(Data records)
+++++
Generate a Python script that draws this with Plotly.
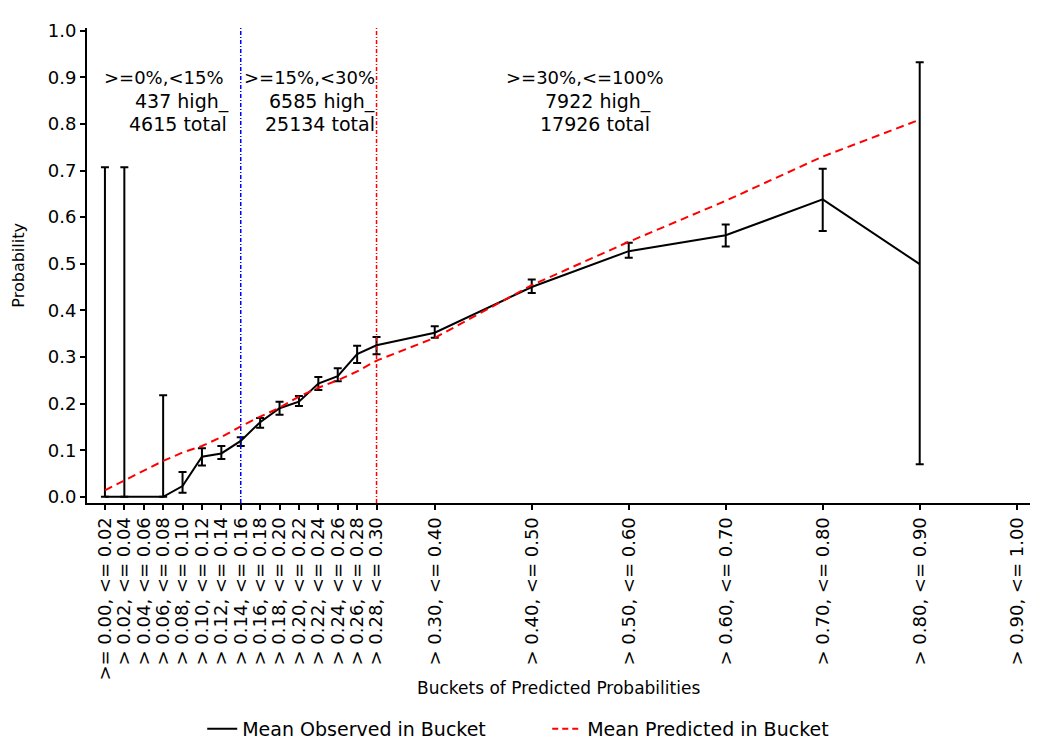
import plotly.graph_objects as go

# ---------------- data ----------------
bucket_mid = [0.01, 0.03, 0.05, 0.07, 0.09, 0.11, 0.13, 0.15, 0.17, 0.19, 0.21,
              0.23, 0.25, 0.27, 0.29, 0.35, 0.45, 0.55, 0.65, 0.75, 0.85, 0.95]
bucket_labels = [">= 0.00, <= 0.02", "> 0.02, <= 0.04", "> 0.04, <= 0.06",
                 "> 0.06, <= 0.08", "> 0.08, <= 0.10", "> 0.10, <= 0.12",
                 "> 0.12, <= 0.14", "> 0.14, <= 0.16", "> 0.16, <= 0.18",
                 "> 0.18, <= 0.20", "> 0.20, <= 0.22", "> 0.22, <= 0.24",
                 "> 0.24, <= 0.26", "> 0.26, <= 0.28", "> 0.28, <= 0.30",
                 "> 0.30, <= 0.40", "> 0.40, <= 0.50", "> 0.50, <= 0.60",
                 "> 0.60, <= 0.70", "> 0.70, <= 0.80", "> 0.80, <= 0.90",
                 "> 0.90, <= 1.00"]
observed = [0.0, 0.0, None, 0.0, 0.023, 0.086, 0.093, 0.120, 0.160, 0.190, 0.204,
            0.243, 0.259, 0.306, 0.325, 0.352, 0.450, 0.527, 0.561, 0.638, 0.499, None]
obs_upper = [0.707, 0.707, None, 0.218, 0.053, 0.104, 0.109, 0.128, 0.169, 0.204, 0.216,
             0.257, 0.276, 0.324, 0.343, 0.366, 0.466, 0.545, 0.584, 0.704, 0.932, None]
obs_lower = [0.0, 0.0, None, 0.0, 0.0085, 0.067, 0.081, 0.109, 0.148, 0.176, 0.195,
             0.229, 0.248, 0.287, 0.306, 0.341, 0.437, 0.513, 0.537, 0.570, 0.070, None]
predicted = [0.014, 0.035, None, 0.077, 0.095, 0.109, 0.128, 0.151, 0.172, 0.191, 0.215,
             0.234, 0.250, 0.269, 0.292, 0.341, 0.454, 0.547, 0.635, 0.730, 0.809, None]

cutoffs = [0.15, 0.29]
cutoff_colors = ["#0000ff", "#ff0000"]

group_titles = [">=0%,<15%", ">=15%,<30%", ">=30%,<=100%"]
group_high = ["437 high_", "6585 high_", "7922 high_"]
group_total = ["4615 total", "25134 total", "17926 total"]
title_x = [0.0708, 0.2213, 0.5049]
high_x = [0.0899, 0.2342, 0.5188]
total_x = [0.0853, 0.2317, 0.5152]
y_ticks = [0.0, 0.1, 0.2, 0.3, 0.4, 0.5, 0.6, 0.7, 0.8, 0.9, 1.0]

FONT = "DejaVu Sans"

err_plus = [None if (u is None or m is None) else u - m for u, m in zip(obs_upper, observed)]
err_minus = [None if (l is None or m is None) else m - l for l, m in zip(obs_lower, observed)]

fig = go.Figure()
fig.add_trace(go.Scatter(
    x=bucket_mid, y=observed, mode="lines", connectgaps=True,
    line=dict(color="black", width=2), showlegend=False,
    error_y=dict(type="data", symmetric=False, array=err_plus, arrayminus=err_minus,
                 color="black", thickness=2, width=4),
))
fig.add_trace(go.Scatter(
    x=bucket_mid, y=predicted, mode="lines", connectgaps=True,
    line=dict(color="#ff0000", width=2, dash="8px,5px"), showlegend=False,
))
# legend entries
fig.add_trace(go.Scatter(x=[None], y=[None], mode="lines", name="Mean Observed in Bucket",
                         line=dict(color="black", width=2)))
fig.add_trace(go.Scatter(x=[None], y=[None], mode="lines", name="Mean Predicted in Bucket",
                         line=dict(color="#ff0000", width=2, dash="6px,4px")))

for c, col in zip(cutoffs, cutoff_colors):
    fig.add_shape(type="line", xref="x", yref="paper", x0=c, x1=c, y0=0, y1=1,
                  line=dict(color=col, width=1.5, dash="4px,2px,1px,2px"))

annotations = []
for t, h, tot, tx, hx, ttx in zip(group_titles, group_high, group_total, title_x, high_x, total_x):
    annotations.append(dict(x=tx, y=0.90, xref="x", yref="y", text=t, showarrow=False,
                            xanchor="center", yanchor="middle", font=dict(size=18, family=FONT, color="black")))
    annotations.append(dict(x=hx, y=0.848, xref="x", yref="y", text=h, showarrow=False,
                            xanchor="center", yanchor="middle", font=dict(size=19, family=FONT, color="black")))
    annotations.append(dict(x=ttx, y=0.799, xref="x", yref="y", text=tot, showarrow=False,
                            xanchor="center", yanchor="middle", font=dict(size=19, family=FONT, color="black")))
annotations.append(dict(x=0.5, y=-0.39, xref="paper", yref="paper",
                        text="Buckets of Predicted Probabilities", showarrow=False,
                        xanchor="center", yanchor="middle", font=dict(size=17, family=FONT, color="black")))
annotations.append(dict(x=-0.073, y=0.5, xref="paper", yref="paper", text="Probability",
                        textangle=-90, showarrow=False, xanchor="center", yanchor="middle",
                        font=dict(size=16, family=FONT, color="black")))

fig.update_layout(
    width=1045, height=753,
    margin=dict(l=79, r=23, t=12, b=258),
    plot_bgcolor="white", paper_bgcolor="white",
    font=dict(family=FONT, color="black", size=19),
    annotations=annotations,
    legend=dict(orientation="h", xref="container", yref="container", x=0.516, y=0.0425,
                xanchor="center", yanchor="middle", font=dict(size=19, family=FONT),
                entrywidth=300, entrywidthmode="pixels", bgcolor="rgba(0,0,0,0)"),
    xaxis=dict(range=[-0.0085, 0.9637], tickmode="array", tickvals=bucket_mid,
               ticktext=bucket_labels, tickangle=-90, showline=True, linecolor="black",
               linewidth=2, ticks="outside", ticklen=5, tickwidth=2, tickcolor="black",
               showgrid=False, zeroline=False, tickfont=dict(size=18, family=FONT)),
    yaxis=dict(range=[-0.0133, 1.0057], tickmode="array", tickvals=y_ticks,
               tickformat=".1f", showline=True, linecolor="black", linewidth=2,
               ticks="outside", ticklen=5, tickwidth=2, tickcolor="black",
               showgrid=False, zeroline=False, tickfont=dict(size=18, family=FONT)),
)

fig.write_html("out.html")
+++++
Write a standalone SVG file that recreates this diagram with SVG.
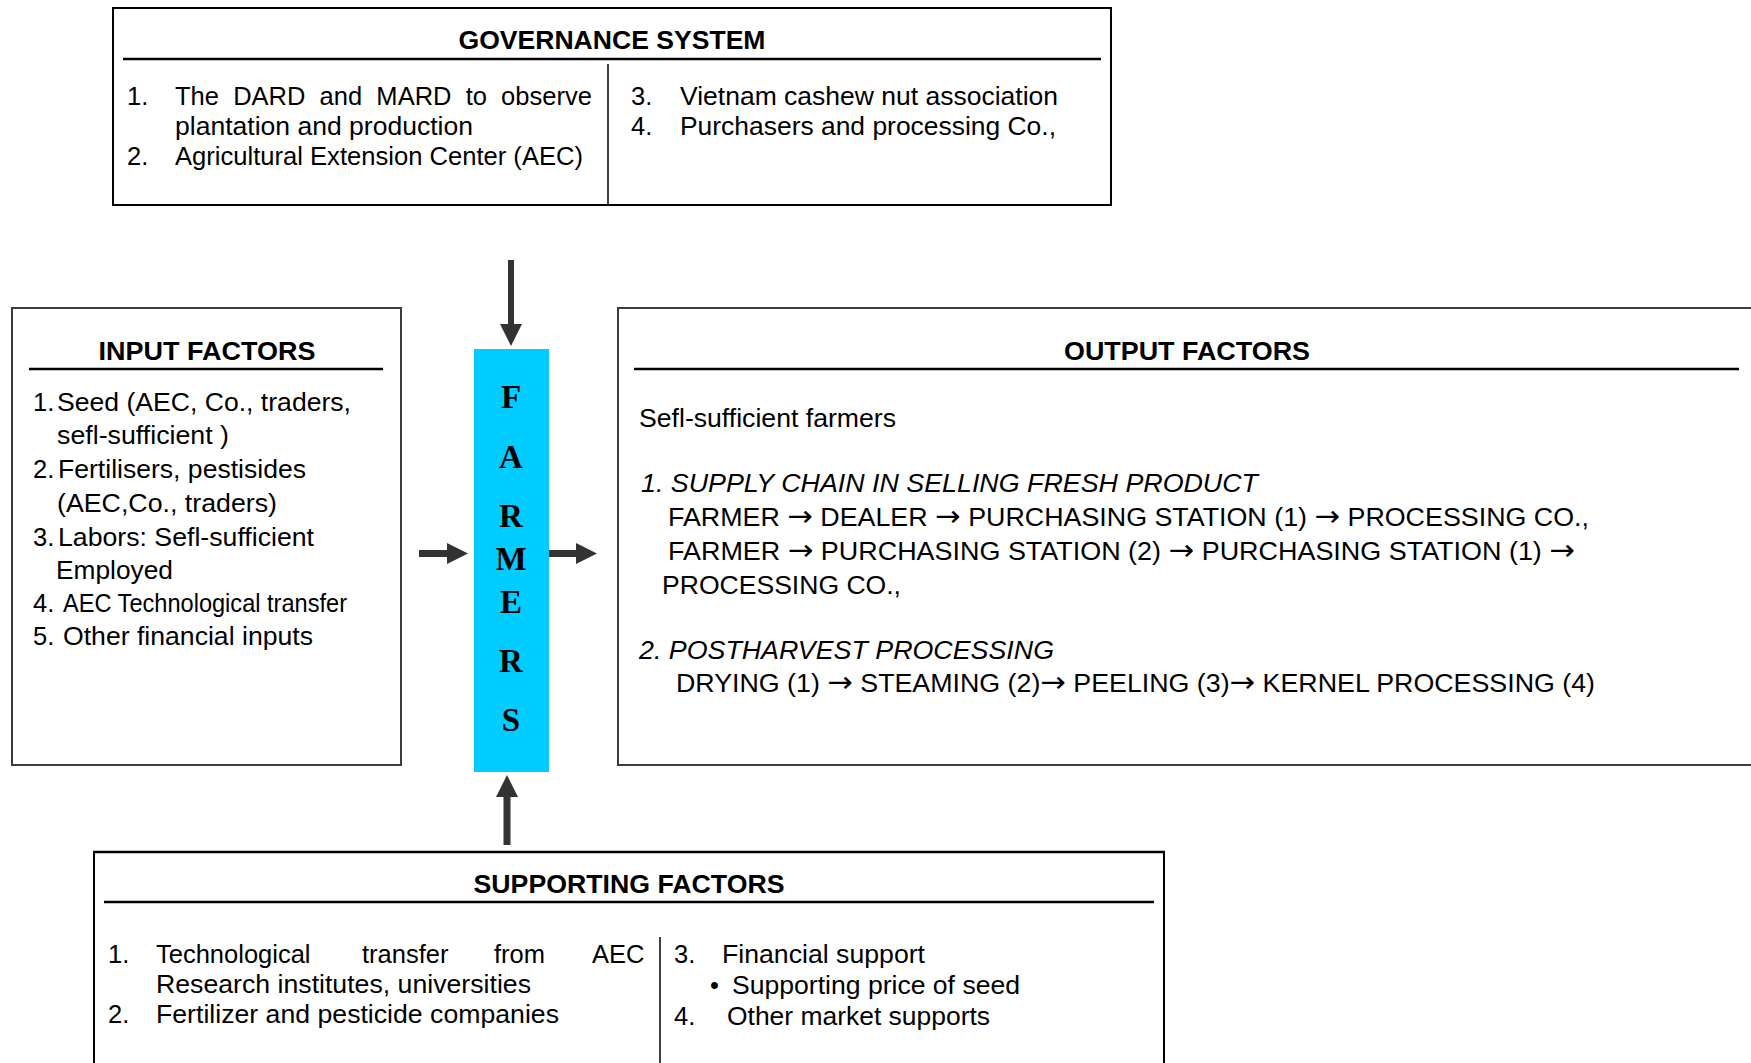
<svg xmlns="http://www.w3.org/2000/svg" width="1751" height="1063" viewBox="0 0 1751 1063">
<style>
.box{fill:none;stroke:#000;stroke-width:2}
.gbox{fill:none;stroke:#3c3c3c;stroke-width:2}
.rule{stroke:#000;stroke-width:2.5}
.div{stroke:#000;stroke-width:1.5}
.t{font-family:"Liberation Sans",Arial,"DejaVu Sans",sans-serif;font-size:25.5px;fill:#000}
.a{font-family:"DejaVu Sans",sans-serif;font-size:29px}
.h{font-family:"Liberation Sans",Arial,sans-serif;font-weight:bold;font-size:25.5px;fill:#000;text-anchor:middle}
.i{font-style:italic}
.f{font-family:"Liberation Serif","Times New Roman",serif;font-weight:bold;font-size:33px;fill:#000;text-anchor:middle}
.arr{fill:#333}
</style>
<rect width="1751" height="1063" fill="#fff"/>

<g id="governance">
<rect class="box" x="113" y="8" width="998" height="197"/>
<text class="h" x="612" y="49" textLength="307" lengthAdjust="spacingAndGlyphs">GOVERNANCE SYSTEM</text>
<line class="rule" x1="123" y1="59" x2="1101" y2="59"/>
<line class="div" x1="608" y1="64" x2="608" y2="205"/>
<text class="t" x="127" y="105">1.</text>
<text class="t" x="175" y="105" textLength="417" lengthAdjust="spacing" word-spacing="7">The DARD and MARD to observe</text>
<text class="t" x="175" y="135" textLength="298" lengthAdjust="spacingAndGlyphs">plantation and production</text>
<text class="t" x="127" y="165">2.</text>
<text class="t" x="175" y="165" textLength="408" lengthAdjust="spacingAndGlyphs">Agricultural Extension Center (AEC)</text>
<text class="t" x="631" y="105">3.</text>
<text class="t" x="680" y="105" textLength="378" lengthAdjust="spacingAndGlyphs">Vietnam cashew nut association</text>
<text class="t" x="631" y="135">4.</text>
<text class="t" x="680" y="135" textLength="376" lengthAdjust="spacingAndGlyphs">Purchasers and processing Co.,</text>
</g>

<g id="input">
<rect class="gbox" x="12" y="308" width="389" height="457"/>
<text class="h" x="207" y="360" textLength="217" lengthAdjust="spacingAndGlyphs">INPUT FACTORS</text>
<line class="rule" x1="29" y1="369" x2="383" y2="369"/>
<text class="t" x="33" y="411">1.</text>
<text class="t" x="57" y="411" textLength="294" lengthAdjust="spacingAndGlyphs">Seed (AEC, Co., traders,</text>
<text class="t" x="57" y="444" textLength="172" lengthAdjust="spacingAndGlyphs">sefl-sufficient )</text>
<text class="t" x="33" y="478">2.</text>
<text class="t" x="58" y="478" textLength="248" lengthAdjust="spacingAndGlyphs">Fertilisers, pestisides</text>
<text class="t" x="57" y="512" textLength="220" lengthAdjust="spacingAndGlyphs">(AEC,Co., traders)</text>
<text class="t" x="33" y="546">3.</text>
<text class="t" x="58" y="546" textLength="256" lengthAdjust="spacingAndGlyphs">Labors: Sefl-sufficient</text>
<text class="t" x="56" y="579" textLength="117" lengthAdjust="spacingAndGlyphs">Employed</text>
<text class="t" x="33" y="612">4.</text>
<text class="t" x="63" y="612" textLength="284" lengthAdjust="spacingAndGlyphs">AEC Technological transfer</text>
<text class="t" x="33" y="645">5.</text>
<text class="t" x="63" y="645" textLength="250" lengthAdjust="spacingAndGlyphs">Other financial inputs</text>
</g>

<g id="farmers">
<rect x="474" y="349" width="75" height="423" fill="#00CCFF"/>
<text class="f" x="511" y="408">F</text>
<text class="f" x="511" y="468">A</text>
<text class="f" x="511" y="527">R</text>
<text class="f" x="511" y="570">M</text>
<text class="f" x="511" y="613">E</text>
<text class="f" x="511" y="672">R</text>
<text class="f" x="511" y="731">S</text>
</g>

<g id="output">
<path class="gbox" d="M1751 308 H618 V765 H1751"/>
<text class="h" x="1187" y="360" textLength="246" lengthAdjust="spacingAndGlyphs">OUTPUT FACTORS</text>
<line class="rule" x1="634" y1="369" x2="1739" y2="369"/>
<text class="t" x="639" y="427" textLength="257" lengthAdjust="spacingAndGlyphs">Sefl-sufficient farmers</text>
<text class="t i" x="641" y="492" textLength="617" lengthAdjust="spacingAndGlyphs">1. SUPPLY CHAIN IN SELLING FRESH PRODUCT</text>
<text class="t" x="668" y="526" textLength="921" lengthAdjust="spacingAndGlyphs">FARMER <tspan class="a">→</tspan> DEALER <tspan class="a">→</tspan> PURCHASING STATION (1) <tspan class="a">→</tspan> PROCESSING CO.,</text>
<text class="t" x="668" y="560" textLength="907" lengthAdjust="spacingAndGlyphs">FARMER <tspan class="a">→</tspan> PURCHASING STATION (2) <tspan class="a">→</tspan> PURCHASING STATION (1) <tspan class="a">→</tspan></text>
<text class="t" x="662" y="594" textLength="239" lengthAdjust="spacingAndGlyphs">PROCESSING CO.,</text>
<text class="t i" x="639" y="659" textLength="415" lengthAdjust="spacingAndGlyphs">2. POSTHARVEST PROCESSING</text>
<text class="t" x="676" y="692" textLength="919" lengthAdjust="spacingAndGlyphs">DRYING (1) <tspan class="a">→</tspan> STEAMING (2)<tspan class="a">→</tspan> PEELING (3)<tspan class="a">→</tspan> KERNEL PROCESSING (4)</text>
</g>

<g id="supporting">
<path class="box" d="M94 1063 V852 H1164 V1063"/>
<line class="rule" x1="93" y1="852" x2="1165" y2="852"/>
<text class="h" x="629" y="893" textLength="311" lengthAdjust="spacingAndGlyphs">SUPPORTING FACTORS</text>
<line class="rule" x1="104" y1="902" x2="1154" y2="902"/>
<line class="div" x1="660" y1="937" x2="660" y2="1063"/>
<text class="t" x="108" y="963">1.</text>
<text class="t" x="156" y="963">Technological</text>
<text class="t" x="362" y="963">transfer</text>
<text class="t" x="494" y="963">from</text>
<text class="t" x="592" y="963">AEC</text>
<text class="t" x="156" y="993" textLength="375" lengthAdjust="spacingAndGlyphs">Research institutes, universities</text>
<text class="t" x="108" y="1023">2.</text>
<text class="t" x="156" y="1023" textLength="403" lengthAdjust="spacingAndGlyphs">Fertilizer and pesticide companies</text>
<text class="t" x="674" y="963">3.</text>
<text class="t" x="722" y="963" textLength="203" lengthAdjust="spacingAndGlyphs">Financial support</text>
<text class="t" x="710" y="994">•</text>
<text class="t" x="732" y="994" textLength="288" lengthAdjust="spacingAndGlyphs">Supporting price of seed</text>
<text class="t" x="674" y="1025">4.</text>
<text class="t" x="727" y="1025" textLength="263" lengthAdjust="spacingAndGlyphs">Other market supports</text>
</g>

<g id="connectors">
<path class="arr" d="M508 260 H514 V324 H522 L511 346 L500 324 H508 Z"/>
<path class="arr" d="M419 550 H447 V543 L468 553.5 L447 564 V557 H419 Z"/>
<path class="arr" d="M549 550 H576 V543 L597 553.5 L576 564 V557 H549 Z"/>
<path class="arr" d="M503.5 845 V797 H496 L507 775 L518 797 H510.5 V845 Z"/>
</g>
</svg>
+++++
▶ _What you should do_:
Exactly the lines from the one with "Generate a Python" through the one with "err_minus = [None" are to be reproduced, and no pictures with them.

▶ _Answer_:
Generate a Python script that draws this with Plotly.
import plotly.graph_objects as go

# ---------------- data ----------------
bucket_mid = [0.01, 0.03, 0.05, 0.07, 0.09, 0.11, 0.13, 0.15, 0.17, 0.19, 0.21,
              0.23, 0.25, 0.27, 0.29, 0.35, 0.45, 0.55, 0.65, 0.75, 0.85, 0.95]
bucket_labels = [">= 0.00, <= 0.02", "> 0.02, <= 0.04", "> 0.04, <= 0.06",
                 "> 0.06, <= 0.08", "> 0.08, <= 0.10", "> 0.10, <= 0.12",
                 "> 0.12, <= 0.14", "> 0.14, <= 0.16", "> 0.16, <= 0.18",
                 "> 0.18, <= 0.20", "> 0.20, <= 0.22", "> 0.22, <= 0.24",
                 "> 0.24, <= 0.26", "> 0.26, <= 0.28", "> 0.28, <= 0.30",
                 "> 0.30, <= 0.40", "> 0.40, <= 0.50", "> 0.50, <= 0.60",
                 "> 0.60, <= 0.70", "> 0.70, <= 0.80", "> 0.80, <= 0.90",
                 "> 0.90, <= 1.00"]
observed = [0.0, 0.0, None, 0.0, 0.023, 0.086, 0.093, 0.120, 0.160, 0.190, 0.204,
            0.243, 0.259, 0.306, 0.325, 0.352, 0.450, 0.527, 0.561, 0.638, 0.499, None]
obs_upper = [0.707, 0.707, None, 0.218, 0.053, 0.104, 0.109, 0.128, 0.169, 0.204, 0.216,
             0.257, 0.276, 0.324, 0.343, 0.366, 0.466, 0.545, 0.584, 0.704, 0.932, None]
obs_lower = [0.0, 0.0, None, 0.0, 0.0085, 0.067, 0.081, 0.109, 0.148, 0.176, 0.195,
             0.229, 0.248, 0.287, 0.306, 0.341, 0.437, 0.513, 0.537, 0.570, 0.070, None]
predicted = [0.014, 0.035, None, 0.077, 0.095, 0.109, 0.128, 0.151, 0.172, 0.191, 0.215,
             0.234, 0.250, 0.269, 0.292, 0.341, 0.454, 0.547, 0.635, 0.730, 0.809, None]

cutoffs = [0.15, 0.29]
cutoff_colors = ["#0000ff", "#ff0000"]

group_titles = [">=0%,<15%", ">=15%,<30%", ">=30%,<=100%"]
group_high = ["437 high_", "6585 high_", "7922 high_"]
group_total = ["4615 total", "25134 total", "17926 total"]
title_x = [0.0708, 0.2213, 0.5049]
high_x = [0.0899, 0.2342, 0.5188]
total_x = [0.0853, 0.2317, 0.5152]
y_ticks = [0.0, 0.1, 0.2, 0.3, 0.4, 0.5, 0.6, 0.7, 0.8, 0.9, 1.0]

FONT = "DejaVu Sans"

err_plus = [None if (u is None or m is None) else u - m for u, m in zip(obs_upper, observed)]
err_minus = [None if (l is None or m is None) else m - l for l, m in zip(obs_lower, observed)]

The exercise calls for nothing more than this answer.